Under pressure from an influential lawmaker, record labels and Internet broadcasters moved closer Tuesday to a compromise on royalties that could help small online radio stations stay in business.

The record labels' proposals, however, struck some Webcasters as presenting a painful choice: They could stay small and qualify for reduced royalties, or grow and be hit with fees that only the largest companies could afford to pay.

House Judiciary Committee Chairman F. James Sensenbrenner Jr. (R-Wis.) gave negotiators until Friday to strike a deal. Otherwise, he will try to push a bill through the House that would suspend royalties for six months. The bill's prospects are uncertain because of stiff opposition from performing artists' unions, the AFL-CIO and some top Democrats.

Many small Webcasters say they will go out of business if they don't get relief from the royalties approved by the librarian of Congress, which amount to $92 per listener per year for all-music stations. The day of reckoning is Oct. 20, when about three years' worth of royalties are due to be paid to record labels and performing artists.

One proposed deal would let small Webcasters pay labels and artists a sliding percentage of their operating expenses or gross Web site revenue, whichever is greater. The record labels and large Webcasters, meanwhile, are discussing a reduced per-song rate over a longer term to avoid the expense of the current rate-setting process of biennial arbitrations.
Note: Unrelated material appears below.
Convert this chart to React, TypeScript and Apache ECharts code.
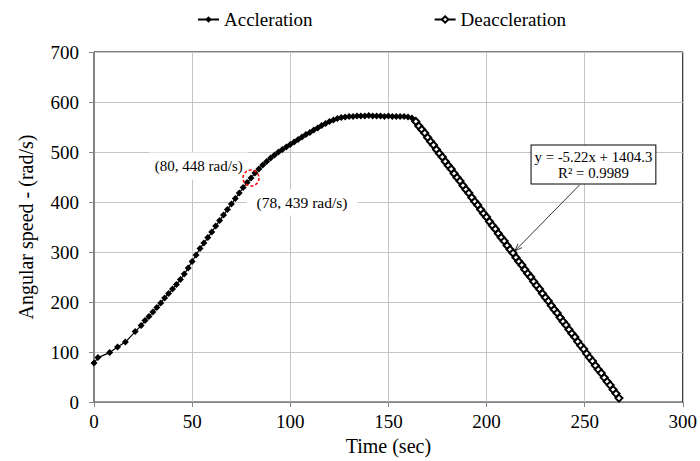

The large Webcasters also are eager to prevent the terms of the small Webcasters' deal, which they view as a sign of desperation, from setting a precedent that could be applied to them.

The Recording Industry Assn. of America and artists' representatives, on the other hand, are determined not to subsidize the growth of Webcasting--particularly not when the beneficiary is as big as Yahoo Inc., AOL Time Warner Inc. or RealNetworks Inc.

Artists' representatives say that even though they appreciate the exposure Webcasters give them at a time of shrinking playlists on over-the-air stations, they are resisting cuts in royalties because these are direct payments that can't be confiscated by the labels.